The small section of the budget omnibus bill concerning new tax measures to support Canadian media has already caused controversy, coming from both regular Canadians and individuals within the media.
Canadians are wary of the idea that their government would in some way favour, influence or direct the media. And not only are media professionals, so it seems, wary of this happening they are also concerned by the mere perception that this is happening.
While I think the best relationship between government and media is none at all, when it comes to what’s already on the table I have three recommendations about how to proceed with these tax measures in a way that minimizes both the perception and reality of politicizing Canadian media.
These measures have become popularly known as the “media bailout”. The public is under the impression that the government is simply doling out $595 million to media outlets on a whim. They may not know that the main measure is in fact a 25% labour tax credit for news media employees.
My first recommendation is that a better job can be done in communicating what is going to happen. If the impression is left to linger that the government is forking over cash grants to their journalist buddies, trust in media will only plummet further.
There are many ways this can be done. Even a simple tweet from the Prime Minister, as we’ve learned, can have a great influence in informing public perception.
Now let’s get more technical. There is the question of how to determine what organizations will be eligible for the tax credit.
The film industry has for decades had a similar tax credit. To be eligible for the federal film credit, one simply needs to spend 75% of your costs in Canada and check off any 6 out of 10 eligibility boxes. There is no politician or board or panel that determines eligibility. It is an administrative exercise.
Whereas when it comes to the media credit, the government, to quote, “will establish an independent panel of experts from the Canadian journalism sector to assist the Government in implementing these measures, including recommending eligibility criteria.”
I would much sooner be judged by 10 strangers than I would 10 journalists. And I imagine many other journalists feel the same way about me.
Additionally, I take issue with the notion of an “independent” panel. One of my favourite phrases in politics is fast becoming “there’s nothing more partisan than an independent.”
Canadian arts grants at all levels of government are typically awarded by a jury of their peers. It is a fact that this process is considered both political and also rife with petty personal drama. The administration of the film tax credit though is a much less divisive approach.
My second recommendation is to abandon this panel of journalism experts. Instead, I recommend the government allow as many voices as possible to present their opinions and that a basic checklist of qualifications be determined out of that.
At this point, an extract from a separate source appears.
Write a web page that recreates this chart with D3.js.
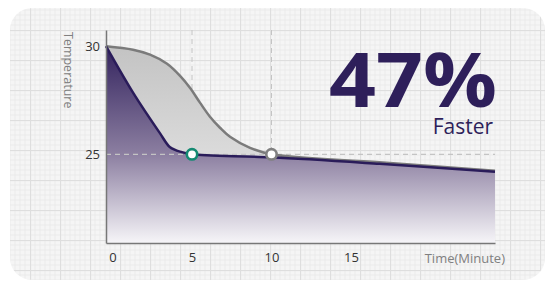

This avoids creating a gatekeeper system dominated by a few.
My last recommendation is a technical point but I believe if not addressed it can have troubling ramifications. The budget refers to an eligible recipient of the tax credit as a “Qualified Canadian Journalism Organization”. This phrase gives the impression that the government is determining what is and what isn’t a legitimate news organization. This phrase ought to be abandoned. Like with any tax credit, if you are eligible you receive it, if you are not you don’t. There is no need for an official list.